Preceding to then cherry pick a quote from a random assistant coach who was largely supportive of the move. Rutgers is somehow bad for giving high school kids more potential choice. That's like arguing that Jolt is annoying consumers because now they somehow have to make a choice beyond instinctively grabbing for a Pepsi. Missing, of course, is actual evidence that any players are actually annoyed by this. What's actually happening is that due to Toal, Hansen, and others hating Partridge with the fire of a thousand suns, the potential attendance for the Michigan camp is reduced. Who knows what will happen, but one assumes that the anti-Partridge coaches will push their players elsewhere, for what that's worth. It's not like Michigan had any trouble recruiting without the benefit of satellite camps. If the Rutgers/OSU/Temple camp is doomed to be such a failure, why are you even bothering to fret about it?
This ongoing bizarre fixation was downright weird, with another subsequent post/verbal fit being downright odd on a number of points. Calling NJ.com "Jersey Pravda" might be the worst sports blog comment ever written that doesn't involve apologizing for Joe Paterno systematically covering up and enabling pedophilia for decades. NJ.com/The Star Ledger have been wildly critical of Rutgers, both rightly going after recently deposed athletic director Julie Hermann over the past few years, and publishing vicious slander about former athletic director Bob Mulcahy that was proved to be categorically untrue. What is true is that it's a news organization chasing subscriptions and clicks, and that inherently is going to introduce an air of sensationalism to any story, but the idea that they are some kind of house organ for Rutgers athletics is disproved in less than two minutes of research.
What is true is that in there is good reason to believe that a lot of the supposed pro-Rutgers sentiment from NJ coaches is really anti-PC and Partridge sentiment. Those relationships have varied over time. St. Joe's was very pro-Rutgers under their previous coach. Schiano finally broke through with Bosco and St. Peter's near the end. Anecdotally, playing at a North Jersey parochial seems to tilt the deck a bit against Rutgers, with a good plurality of Rutgers fans essentially seeing the parochials as a fifth column openly supporting Boston College, and tripping over themselves to send players there. BC is in the tank, with zero fan support or media interest. That didn't stop a marginal Bergen Catholic prospect who obtained a late offer from publicly spurning Ash at the last minute, which may have had something to do with the Bergen coach's brother leaving Rutgers for a promotion at BC.

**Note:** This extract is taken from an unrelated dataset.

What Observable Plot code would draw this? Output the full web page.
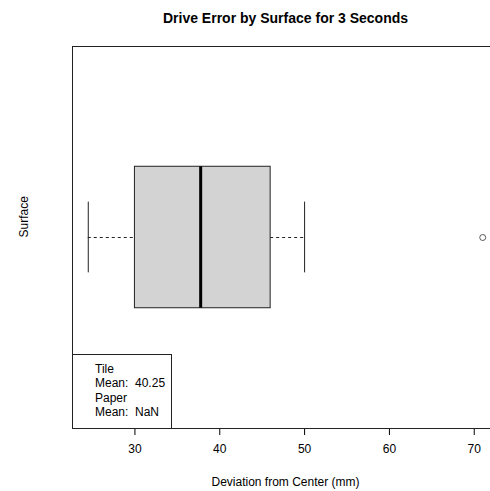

That was a horrible decision for Nunzio Campanile and Korab Idrizi, who dropped a nuclear bomb on the credibility of Crusader football, and likely their fringe prospects' ability to obtain offers in the future, even if Ash and Campanile continue to publicly make nice. Still, the fact that Nunzio would spurn his brother out of anti-PC hate speaks to the business-like, transnational nature of college sports recruiting, and the utter lunacy of seeing it in any other lens. Toal and Hansen can cry crocodile tears all they want with their false claims of in state pride, but Rutgers fans know the truth, and the new Rutgers staff would do well to study how they (deservedly, in this case) stabbed Flood in the back at the first opportunity. For now, North Jersey parochial programs remain a necessary evil, and this specific situation requires Ash to keep his enemies close, without letting them drag him into a proxy war that cannot be won.